As the film starts, Weston has almost nothing to do. He's a low-level operative and his job is to keep his eyes open and pass on messages. He's formed a relationship with a French woman (Tanit Phoenix) and although he is itching to move on to a better job in the CIA, he's toying with the idea of making their liaison more permanent.
Things change when a gang of men break into the safe house, armed and ruthless. Weston makes a run for it, but he doesn't know what they want or why they are there.
The second storyline relates to Tobin Frost (Washington), a top CIA agent who has gone rogue. Weston is charged with finding and apprehending Frost, a tough call because Frost is a skilled spy and ruthless killer.

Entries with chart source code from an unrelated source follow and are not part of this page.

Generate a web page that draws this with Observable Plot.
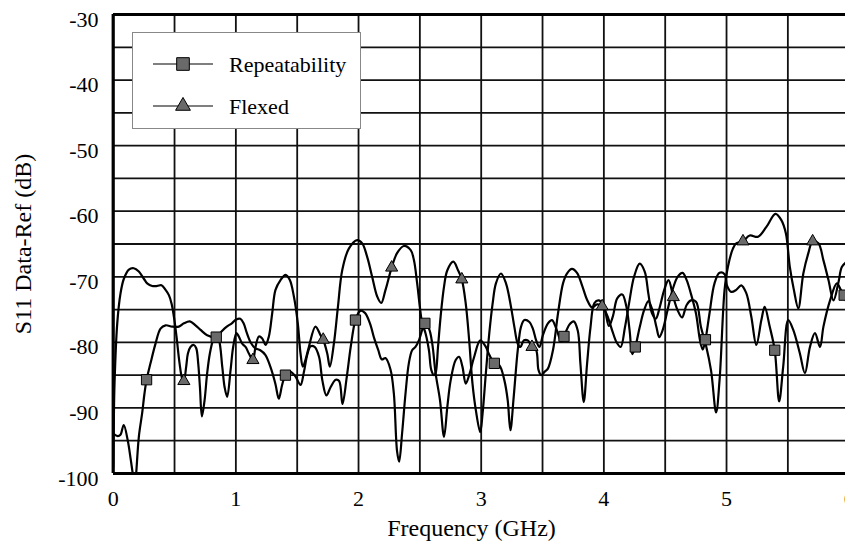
<!DOCTYPE html>
<html><head><meta charset="utf-8">
<script src="https://cdn.jsdelivr.net/npm/d3@7"></script>
<script src="https://cdn.jsdelivr.net/npm/@observablehq/plot@0.6"></script>
<style>
html,body{margin:0;padding:0;background:#fff;overflow:hidden;}
#chart{position:relative;width:845px;height:554px;overflow:hidden;}
</style></head><body><div id="chart"></div>
<script>
const seriesNames = ["Repeatability", "Flexed"];
const xLabel = "Frequency (GHz)";
const yLabel = "S11 Data-Ref (dB)";
const xTicks = [0, 1, 2, 3, 4, 5, 6];
const yTicks = [-100, -90, -80, -70, -60, -50, -40, -30];
const xGrid = [0, 0.5, 1, 1.5, 2, 2.5, 3, 3.5, 4, 4.5, 5, 5.5, 6];
const yGrid = [-100, -95, -90, -85, -80, -75, -70, -65, -60, -55, -50, -45, -40, -35, -30];

const repFreq = [0,0.037,0.059,0.086,0.118,0.144,0.163,0.175,0.185,0.209,0.236,0.255,0.272,0.304,0.345,0.386,0.427,0.481,0.535,0.576,0.625,0.671,0.712,0.766,0.840,0.885,0.926,0.967,1.003,1.036,1.063,1.090,1.123,1.158,1.199,1.240,1.281,1.322,1.350,1.377,1.404,1.445,1.486,1.527,1.555,1.582,1.609,1.642,1.678,1.705,1.738,1.773,1.814,1.842,1.869,1.904,1.937,1.975,2.014,2.052,2.093,2.128,2.161,2.190,2.220,2.260,2.288,2.314,2.331,2.355,2.383,2.410,2.437,2.464,2.492,2.519,2.541,2.574,2.601,2.628,2.664,2.697,2.724,2.751,2.792,2.820,2.847,2.874,2.902,2.943,2.992,3.038,3.066,3.107,3.148,3.189,3.216,3.238,3.265,3.298,3.325,3.352,3.393,3.421,3.448,3.475,3.503,3.544,3.577,3.612,3.653,3.675,3.719,3.754,3.787,3.809,3.836,3.863,3.891,3.923,3.959,4.000,4.041,4.074,4.109,4.150,4.183,4.210,4.232,4.256,4.292,4.328,4.363,4.396,4.429,4.451,4.478,4.519,4.560,4.601,4.642,4.675,4.710,4.751,4.784,4.806,4.828,4.861,4.902,4.943,4.984,5.003,5.038,5.079,5.120,5.161,5.202,5.243,5.284,5.311,5.352,5.393,5.429,5.462,5.503,5.544,5.598,5.639,5.680,5.721,5.762,5.790,5.844,5.899,5.932,5.959,5.995];
const repDb = [-93.9,-94.3,-94.1,-92.6,-94.9,-98.0,-100.5,-102,-100.5,-94.4,-90.8,-87.8,-85.7,-83.2,-80.2,-77.9,-77.4,-77.6,-77.6,-77.1,-76.8,-77.4,-78.1,-78.9,-79.2,-78.3,-77.6,-77.1,-76.5,-76.4,-77.1,-78.6,-80.1,-80.9,-81.2,-81.9,-83.7,-86.3,-88.6,-86.5,-85.0,-84.5,-85.2,-86.5,-84.5,-81.9,-80.6,-80.7,-82.2,-85.8,-88.1,-86.8,-85.7,-85.9,-89.4,-85.3,-80.6,-76.6,-75.2,-75.5,-77.1,-79.4,-81.2,-82.6,-82.4,-84.1,-87.8,-96.6,-98.2,-93.9,-87.8,-83.2,-81.2,-80.7,-79.7,-78.1,-77.1,-77.9,-80.2,-84.7,-88.8,-94.4,-89.8,-85.8,-82.7,-82.2,-83.7,-86.3,-85.0,-82.2,-79.7,-80.7,-81.9,-83.2,-83.5,-85.8,-88.8,-93.4,-88.3,-81.2,-77.6,-76.6,-76.9,-77.9,-79.7,-80.7,-78.9,-77.1,-76.6,-77.9,-79.9,-79.1,-77.3,-76.8,-78.2,-83.3,-89.1,-83.3,-77.7,-74.0,-73.6,-74.5,-77.5,-76.0,-73.3,-72.7,-74.5,-78.2,-81.8,-80.7,-77.7,-75.1,-73.7,-75.1,-77.7,-79.2,-78.2,-75.1,-72.0,-70.0,-69.4,-70.5,-72.6,-75.6,-79.7,-81.1,-79.6,-75.6,-71.0,-69.4,-69.6,-71.3,-72.3,-72.0,-71.3,-72.5,-76.1,-80.4,-76.6,-74.6,-77.6,-81.2,-89.0,-83.7,-76.6,-78.1,-81.7,-84.7,-80.7,-78.6,-80.7,-77.6,-73.6,-71.0,-72.0,-72.8,-75.6];

const flexFreq = [0,0.005,0.011,0.033,0.060,0.087,0.128,0.168,0.209,0.250,0.277,0.318,0.359,0.394,0.427,0.454,0.476,0.495,0.516,0.541,0.562,0.576,0.595,0.609,0.630,0.658,0.677,0.693,0.707,0.723,0.745,0.766,0.788,0.815,0.834,0.861,0.889,0.908,0.929,0.957,0.978,1.005,1.024,1.052,1.079,1.106,1.139,1.160,1.188,1.215,1.242,1.269,1.296,1.323,1.364,1.405,1.440,1.473,1.505,1.527,1.546,1.570,1.595,1.649,1.690,1.712,1.745,1.766,1.799,1.832,1.867,1.921,1.989,2.030,2.071,2.111,2.152,2.185,2.220,2.270,2.314,2.369,2.424,2.451,2.478,2.500,2.519,2.546,2.574,2.593,2.615,2.628,2.648,2.669,2.697,2.724,2.773,2.811,2.842,2.874,2.902,2.929,2.956,2.992,3.011,3.038,3.066,3.093,3.120,3.161,3.202,3.243,3.270,3.298,3.320,3.347,3.380,3.414,3.448,3.467,3.489,3.516,3.544,3.585,3.626,3.667,3.699,3.740,3.781,3.822,3.863,3.904,3.945,3.986,4.027,4.068,4.104,4.137,4.172,4.205,4.246,4.292,4.333,4.363,4.391,4.423,4.456,4.492,4.527,4.566,4.601,4.637,4.675,4.710,4.751,4.792,4.833,4.874,4.915,4.943,4.984,5.011,5.052,5.079,5.134,5.189,5.257,5.325,5.399,5.448,5.484,5.516,5.549,5.585,5.626,5.667,5.702,5.749,5.790,5.831,5.872,5.913,5.940,5.981,6.0];
const flexDb = [-99,-92,-86.2,-77.1,-72.5,-70.3,-68.9,-68.7,-69.2,-70.3,-71.0,-71.4,-71.4,-71.3,-72.0,-72.8,-74.1,-76.1,-79.1,-83.2,-85.5,-85.9,-83.7,-81.7,-80.7,-80.4,-80.9,-83.2,-86.8,-91.3,-88.8,-84.7,-81.7,-79.6,-78.9,-79.6,-83.7,-86.8,-88.3,-84.2,-80.7,-78.6,-79.1,-80.2,-80.7,-81.7,-82.7,-80.7,-79.1,-79.4,-80.4,-79.1,-75.6,-72.0,-70.5,-69.7,-70.5,-73.0,-77.1,-81.7,-83.7,-82.5,-80.7,-77.6,-78.9,-79.6,-81.7,-83.7,-80.2,-74.6,-69.0,-65.7,-64.4,-64.9,-67.0,-70.0,-73.0,-74.0,-72.0,-68.6,-66.4,-65.3,-65.9,-67.4,-71.0,-74.6,-77.1,-78.6,-81.2,-84.2,-85.0,-84.7,-80.7,-76.1,-71.5,-69.0,-67.7,-69.0,-70.4,-74.1,-79.7,-86.3,-90.3,-93.7,-90.9,-84.7,-78.6,-74.1,-71.0,-69.5,-71.0,-74.6,-77.6,-80.2,-80.7,-79.7,-79.7,-80.7,-81.2,-84.2,-85.0,-84.5,-84.0,-81.2,-75.6,-71.0,-69.5,-68.8,-69.4,-71.3,-73.5,-74.7,-74.2,-74.5,-75.9,-78.2,-80.0,-80.7,-77.7,-74.1,-70.0,-68.0,-69.2,-72.6,-75.5,-76.4,-74.6,-72.0,-70.5,-73.1,-75.1,-76.2,-74.3,-73.6,-73.8,-77.7,-80.5,-84.3,-90.7,-85.8,-72.0,-68.5,-65.7,-64.9,-64.6,-63.7,-63.9,-62.4,-60.4,-61.4,-63.4,-68.5,-72.0,-74.8,-69.5,-66.4,-64.6,-64.9,-67.5,-70.5,-73.6,-70.8,-68.5,-67.7,-67.5];

const repMarkFreq = [0.272, 0.840, 1.404, 1.975, 2.541, 3.107, 3.675, 4.256, 4.828, 5.393, 5.959];
const repMarkDb = [-85.7, -79.2, -85.0, -76.6, -77.1, -83.2, -79.1, -80.7, -79.6, -81.2, -72.8];
const flexMarkFreq = [0.576, 1.139, 1.712, 2.270, 2.842, 3.414, 3.986, 4.566, 5.134, 5.702];
const flexMarkDb = [-85.9, -82.7, -79.6, -68.6, -70.4, -80.7, -74.5, -73.1, -64.6, -64.6];

const rep = repFreq.map((f, i) => ({f, db: repDb[i]}));
const flex = flexFreq.map((f, i) => ({f, db: flexDb[i]}));
const repMarks = repMarkFreq.map((f, i) => ({f, db: repMarkDb[i]}));
const flexMarks = flexMarkFreq.map((f, i) => ({f, db: flexMarkDb[i]}));

const FONT = "'Liberation Serif', 'Times New Roman', serif";
const TICK_FS = 22;
const TITLE_FS = 24;
const LEG_FS = 22;
const fmt = d => String(d);

const svg = Plot.plot({
  width: 845, height: 554,
  marginLeft: 113, marginRight: 0, marginTop: 14, marginBottom: 81,
  style: {fontFamily: FONT, fontSize: TICK_FS + "px", background: "white", color: "black", overflow: "hidden"},
  x: {domain: [0, 6], range: [112.7, 848.7]},
  y: {domain: [-100, -30], range: [473, 14]},
  marks: [
    Plot.ruleX(xGrid, {stroke: "#111", strokeWidth: 1.8}),
    Plot.ruleY(yGrid, {stroke: "#111", strokeWidth: 1.8}),
    Plot.line(rep, {x: "f", y: "db", stroke: "black", strokeWidth: 2.2, curve: "catmull-rom", clip: true}),
    Plot.line(flex, {x: "f", y: "db", stroke: "black", strokeWidth: 2.2, curve: "catmull-rom", clip: true}),
    Plot.dot(repMarks, {x: "f", y: "db", symbol: "square", r: 5.8, fill: "#6a6a6a", stroke: "black", strokeWidth: 1}),
    Plot.dot(flexMarks, {x: "f", y: "db", symbol: "triangle", r: 4.5, fill: "#6a6a6a", stroke: "black", strokeWidth: 1}),
    Plot.ruleX([0], {stroke: "black", strokeWidth: 3.2}),
    Plot.ruleY([-100, -30], {stroke: "black", strokeWidth: 3.2}),
    Plot.axisX(xTicks, {tickSize: 0, tickPadding: 17, fontSize: TICK_FS, tickFormat: fmt, label: null}),
    Plot.axisY(yTicks, {tickSize: 0, tickPadding: 15, dy: 5, fontSize: TICK_FS, tickFormat: fmt, label: null}),
    Plot.text([xLabel], {frameAnchor: "bottom", dx: -8, dy: 62, fontSize: TITLE_FS, textAnchor: "middle"}),
    Plot.text([yLabel], {frameAnchor: "left", dx: -90, rotate: -90, fontSize: TITLE_FS, textAnchor: "middle"})
  ]
});

// legend box
const g = d3.select(svg).append("g")
  .attr("font-family", FONT).attr("font-size", LEG_FS).attr("text-anchor", "start");
g.append("rect").attr("x", 132.5).attr("y", 32.5).attr("width", 228).attr("height", 96)
  .attr("fill", "white").attr("stroke", "#888").attr("stroke-width", 1);
const entries = [
  {name: seriesNames[0], y: 64, sym: d3.symbolSquare, size: 160},
  {name: seriesNames[1], y: 106, sym: d3.symbolTriangle, size: 95}
];
for (const e of entries) {
  g.append("line").attr("x1", 153).attr("x2", 213).attr("y1", e.y).attr("y2", e.y)
    .attr("stroke", "black").attr("stroke-width", 1.2);
  g.append("path").attr("d", d3.symbol(e.sym, e.size)())
    .attr("transform", `translate(183,${e.y})`).attr("fill", "#6a6a6a").attr("stroke", "black");
  g.append("text").attr("x", 229).attr("y", e.y).attr("dy", "0.35em")
    .attr("text-anchor", "start").attr("fill", "black").text(e.name);
}
document.getElementById("chart").appendChild(svg);
</script></body></html>
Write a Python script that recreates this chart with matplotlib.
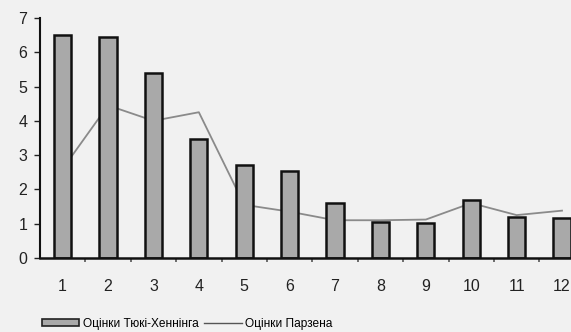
import matplotlib.pyplot as plt
from matplotlib.patches import Patch
from matplotlib.lines import Line2D

# дані
categories = [1, 2, 3, 4, 5, 6, 7, 8, 9, 10, 11, 12]
tukey_hanning = [6.5, 6.45, 5.4, 3.47, 2.71, 2.55, 1.6, 1.05, 1.02, 1.69, 1.2, 1.17]
parzen = [2.6, 4.45, 4.0, 4.25, 1.55, 1.35, 1.1, 1.1, 1.12, 1.6, 1.25, 1.38]
y_ticks = [0, 1, 2, 3, 4, 5, 6, 7]
legend_labels = ['Оцінки Тюкі-Хеннінга', 'Оцінки Парзена']

bg = '#f1f1f1'
plt.rcParams['font.family'] = ['Liberation Sans', 'DejaVu Sans']

fig = plt.figure(figsize=(5.71, 3.32), dpi=100, facecolor=bg)
ax = fig.add_axes([0.07, 0.223, 0.954, 0.723])
ax.set_facecolor(bg)

# лінія під стовпчиками
ax.plot(categories, parzen, color='#8a8a8a', linewidth=1.3, zorder=1)
ax.bar(categories, tukey_hanning, width=0.38, color='#a9a9a9',
       edgecolor='#111111', linewidth=1.8, zorder=2)

ax.set_xlim(0.5, 12.5)
ax.set_ylim(0, 7)
ax.set_yticks(y_ticks)
ax.set_xticks(categories)
ax.set_xticks([c + 0.5 for c in categories[:-1]], minor=True)

for s in ['top', 'right']:
    ax.spines[s].set_visible(False)
ax.spines['left'].set_linewidth(1.5)
ax.spines['bottom'].set_linewidth(1.8)
ax.spines['left'].set_color('#111111')
ax.spines['bottom'].set_color('#111111')

ax.tick_params(axis='y', length=4, width=1, labelsize=11.5, pad=5, colors='#222222')
ax.tick_params(axis='x', which='major', length=0, labelsize=11.5, pad=15, colors='#222222')
ax.tick_params(axis='x', which='minor', length=3, width=1.2, direction='out', colors='#555555')

handles = [Patch(facecolor='#a9a9a9', edgecolor='#222222', linewidth=1.2),
           Line2D([0], [0], color='#555555', linewidth=1)]
fig.legend(handles, legend_labels, loc='lower left', bbox_to_anchor=(0.055, -0.025),
           ncol=2, frameon=False, fontsize=8.6, handlelength=3.1, handleheight=0.6,
           handletextpad=0.3, columnspacing=0.5)

plt.savefig('out.png', dpi=100, facecolor=bg)
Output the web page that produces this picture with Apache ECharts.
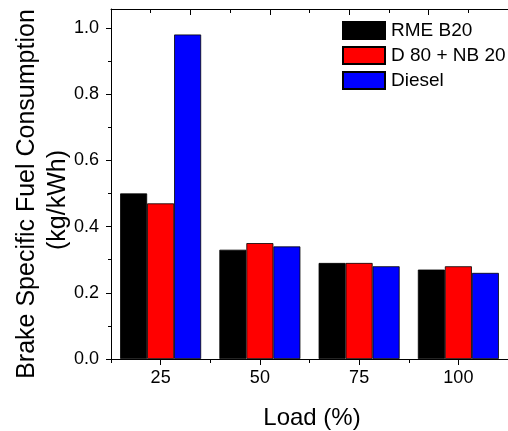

We get the sense that Frost has identified a flaw in the organisation, but the audience is not sure whether he is doing his patriotic best or taking vengeance on an unspecified person.
During the film, Frost and Weston form an ambiguous, fragile partnership into which they are forced, simply because they don't know who else they can trust.
It is so interesting to see Washington in this role. Most of the time he's the hero, sometimes a reluctant hero, but when he steps to the dark side, he's amazing. He gives a nuanced performance and his professionalism allows Reynolds to raise his game.
They keep the film racing at a breakneck pace. There is a chase sequence shot in the huge sports stadium at Green Point that was built for the 2010 Fifa World Cup. Director Daniel Espinosa does a spectacular job of capturing the chaos of the crowds during a shoot-out.
The story also takes us back to the CIA headquarters, where a group of spy-masters are watching the action evolve. Someone in that room is either lying or covering up someone else's lies.
The drama reaches its climax, no longer in Cape Town, but in a second "safe house", where another "housekeeper" is waiting for a "guest". But who will that guest be?
Accolades to the South African crew, who were obviously intent on beating Hollywood at its own game. Praise also goes to Reynolds, who no longer has to take off his shirt to make an impact.
It's a big, glossy international movie made on home turf, and it is great entertainment.